REPUBLIKA.CO.ID, SURABAYA -- Tim mahasiswa dari Institut Teknologi Sepuluh Nopember (ITS) menciptakan drone kapal autonomous pencari korban kecelakaan laut berbasis computer vision yang diberi nama YOLO-Boat. Ketua tim perancang YOLO-Boat, Andreas Raja Goklas Sitorus mengatakan, inovasi ini dirancang untuk membantu tim Search and Rescue (SAR) untuk menghindari bahaya saat proses penyelamatan korban kecelakaan di perairan, terutama di laut.
Andreas dan tim menyadari, terdapat faktor-faktor yang dapat membahayakan tim SAR ketika melakukan penyelamatan di lapangan, seperti cuaca dan lokasi kecelakaan. Alat ini, lanjut Andreas, dirancang untuk dapat bekerja mandiri dalam mendeteksi korban, sehingga mampu meminimalisasi risiko bahaya pada proses penyelamatan.
“Melihat kemungkinan tersebut, kami termotivasi untuk membuat suatu alat yang dapat membantu operasi penyelamatan oleh Tim SAR,” kata Andreas, Kamis (2/13).

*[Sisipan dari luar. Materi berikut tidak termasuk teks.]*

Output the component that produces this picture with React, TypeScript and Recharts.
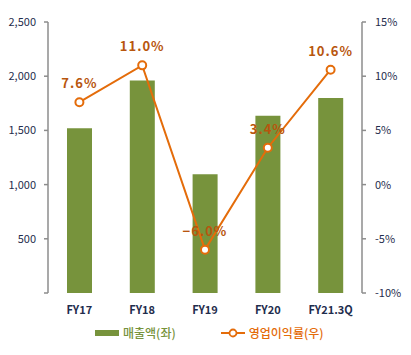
import { Bar, ComposedChart, LabelList, Line, XAxis, YAxis } from "recharts";

const categories = ["FY17", "FY18", "FY19", "FY20", "FY21.3Q"];
const sales = [1520, 1960, 1095, 1635, 1800];
const margin = [7.6, 11.0, -6.0, 3.4, 10.6];

const leftTicks = [0, 500, 1000, 1500, 2000, 2500];
const rightTicks = [-10, -5, 0, 5, 10, 15];
const boundaryTicks = [0, 1, 2, 3, 4, 5];

const BAR = "#77933c";
const LINE = "#e46c0a";
const LABEL = "#b8560e";
const AXIS = "#8c8c8c";
const TICK_TEXT = "#1f2d4d";
const FONT = "'Noto Sans CJK KR', 'Noto Sans', sans-serif";

const data = categories.map((name, i) => ({ name, sales: sales[i], margin: margin[i] }));

const fmtPct = (v: number) => `${v < 0 ? "−" : ""}${Math.abs(v).toFixed(1)}%`;

export default function App() {
  return (
    <div style={{ position: "relative", width: 403, height: 347, fontFamily: FONT }}>
      <ComposedChart
        width={403}
        height={347}
        data={data}
        margin={{ top: 14, right: 0, bottom: 38, left: 0 }}
      >
        <XAxis
          xAxisId="grid"
          type="number"
          domain={[0, 5]}
          ticks={boundaryTicks}
          tick={false}
          height={0}
          stroke={AXIS}
          strokeWidth={1.5}
          tickSize={4}
        />
        <XAxis
          xAxisId="cat"
          dataKey="name"
          axisLine={false}
          tickLine={false}
          height={24}
          tickMargin={7}
          tick={{ fill: TICK_TEXT, fontSize: 11, fontWeight: 700, fontFamily: FONT }}
        />
        <YAxis
          yAxisId="left"
          domain={[0, 2500]}
          ticks={leftTicks}
          width={40}
          stroke={AXIS}
          strokeWidth={1.5}
          tickSize={4}
          tickMargin={8}
          tick={{ fill: TICK_TEXT, fontSize: 11, fontFamily: FONT }}
          tickFormatter={(v: number) => (v === 0 ? "" : v.toLocaleString("en-US"))}
        />
        <YAxis
          yAxisId="right"
          orientation="right"
          domain={[-10, 15]}
          ticks={rightTicks}
          width={49}
          stroke={AXIS}
          strokeWidth={1.5}
          tickSize={4}
          tickMargin={9}
          tick={{ fill: TICK_TEXT, fontSize: 11, fontFamily: FONT }}
          tickFormatter={(v: number) => `${v}%`}
        />
        <Bar
          xAxisId="cat"
          yAxisId="left"
          dataKey="sales"
          fill={BAR}
          barSize={25}
          isAnimationActive={false}
        />
        <Line
          xAxisId="cat"
          yAxisId="right"
          dataKey="margin"
          stroke={LINE}
          strokeWidth={2}
          dot={{ r: 4, fill: "#fff", stroke: LINE, strokeWidth: 2 }}
          isAnimationActive={false}
        >
          <LabelList
            dataKey="margin"
            position="top"
            offset={14}
            formatter={(v: number) => fmtPct(v)}
            style={{ fill: LABEL, fontSize: 13, fontWeight: 600, letterSpacing: 1, fontFamily: FONT }}
          />
        </Line>
      </ComposedChart>
      <div
        style={{
          position: "absolute",
          top: 316,
          left: 87,
          display: "flex",
          alignItems: "center",
          fontSize: 12,
          fontWeight: 500,
          lineHeight: "18px",
        }}
      >
        <span style={{ display: "inline-block", width: 24, height: 6, background: BAR }} />
        <span style={{ color: BAR, marginLeft: 4 }}>매출액(좌)</span>
        <svg width={24} height={10} style={{ marginLeft: 45 }}>
          <line x1={0} y1={5} x2={24} y2={5} stroke={LINE} strokeWidth={2} />
          <circle cx={12} cy={5} r={3.5} fill="#fff" stroke={LINE} strokeWidth={1.8} />
        </svg>
        <span style={{ color: LINE, marginLeft: 4 }}>영업이익률(우)</span>
      </div>
    </div>
  );
}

Ia menjelaskan, nama YOLO-Boat merupakan akronim dari You Only Live Once. Nama tersebut dipilih dengan tujuan agar kapal ini dapat menjadi harapan bagi para korban. Ia mengatakan, seringkali dalam proses penyelamatan, terlihatnya korban untuk kali pertama adalah satu-satunya kesempatan bagi penyelamat untuk menolong korban.
"Dengan kata lain tidak ada kesempatan kedua. Makna itulah yang melatarbelakangi penamaan kapal penyelamat ini,” ujar Andreas.
Mahasiswa Departemen Teknik Perkapalan tersebut memaparkan, YOLO-Boat menggunakan beberapa teknologi. YOLO-Boat menggunakan lambung kapal katamaran atau lambung dua, di mana lambung ini sudah didesain agar memiliki stabilitas yang baik dalam melakukan misinya.
Pada sistem pendorongnya, lanjut Andreas, digunakan sistem propulsi azimuth yang dapat meningkatkan kapabilitas YOLO-Boat dalam bermanuver di perairan. “Kami juga mendesain sistem elektrikal seefisien mungkin, baik dari sistem kontrol maupun manajemen power kapal,” kata Andreas.
Selain itu, dalam operasionalnya YOLO-Boat menggunakan Robot Operating System (ROS) sebagai kerangka kerja utama. Kapal ini menggunakan beberapa sensor yang berfungsi untuk memberikan data lokasi dan orientasi yang nantinya digunakan dalam guided navigation YOLO-Boat.
Dalam penggunaan teknologi Computer Vision, dibuat model object detection khusus, yakni arsitektur YOLOv4 berbasis Convolutional Neural Network (CNN). “Pada operasionalnya, computer vision inilah yang mengidentifikasi dan memungkinkan YOLO-Boat untuk datang mengamankan korban,” ujar Andreas.
Andreas memastikan, sebelum diujikan ke lapangan, YOLO-Boat terlebih dahulu diuji algoritmanya dengan menggunakan simulator agar dapat memprediksi pelaksanaan operasi penyelamatan. YOLO-Boat juga dilengkapi dengan sistem User Interface untuk penyesuaian parameter pada saat pengujian serta membantu dalam proses pemantauan.
Dalam penerapannya, YOLO-Boat harus dibawa terlebih dahulu menggunakan kapal penyelamat ke perairan yang ditetapkan sebagai lokasi kecelakaan. Kemudian YOLO-Boat akan dilepaskan ke laut dan memulai proses pencarian korban. Ketika korban terdeteksi, YOLO-Boat akan memberikan pelampung kepada korban.
Setelah itu, YOLO-Boat mengirimkan sinyal kepada kapal penyelamat untuk datang menghampiri lokasi korban yang ditemukan. “Idealnya akan dibutuhkan banyak YOLO-Boat yang bekerja sama untuk meningkatkan efektivitas penyelamatan korban,” ujar Andreas.
Keefektifan YOLO-Boat dalam mengidentifikasi korban dibuktikan dengan kemampuannya yang dapat mendeteksi korban meskipun bagian tubuh korban yang dapat muncul di permukaan laut hanya wajahnya saja. YOLO-Boat ini dapat beroperasi 44 menit dengan jarak tempuh maksimal 6.780 meter.
“Kami juga telah banyak berdiskusi dengan Badan SAR Nasional (BASARNAS) Indonesia dan menampung masukan terkait potensi beserta kelemahan yang mungkin terjadi pada saat YOLO-Boat dipakai di lapangan,” kata Andreas.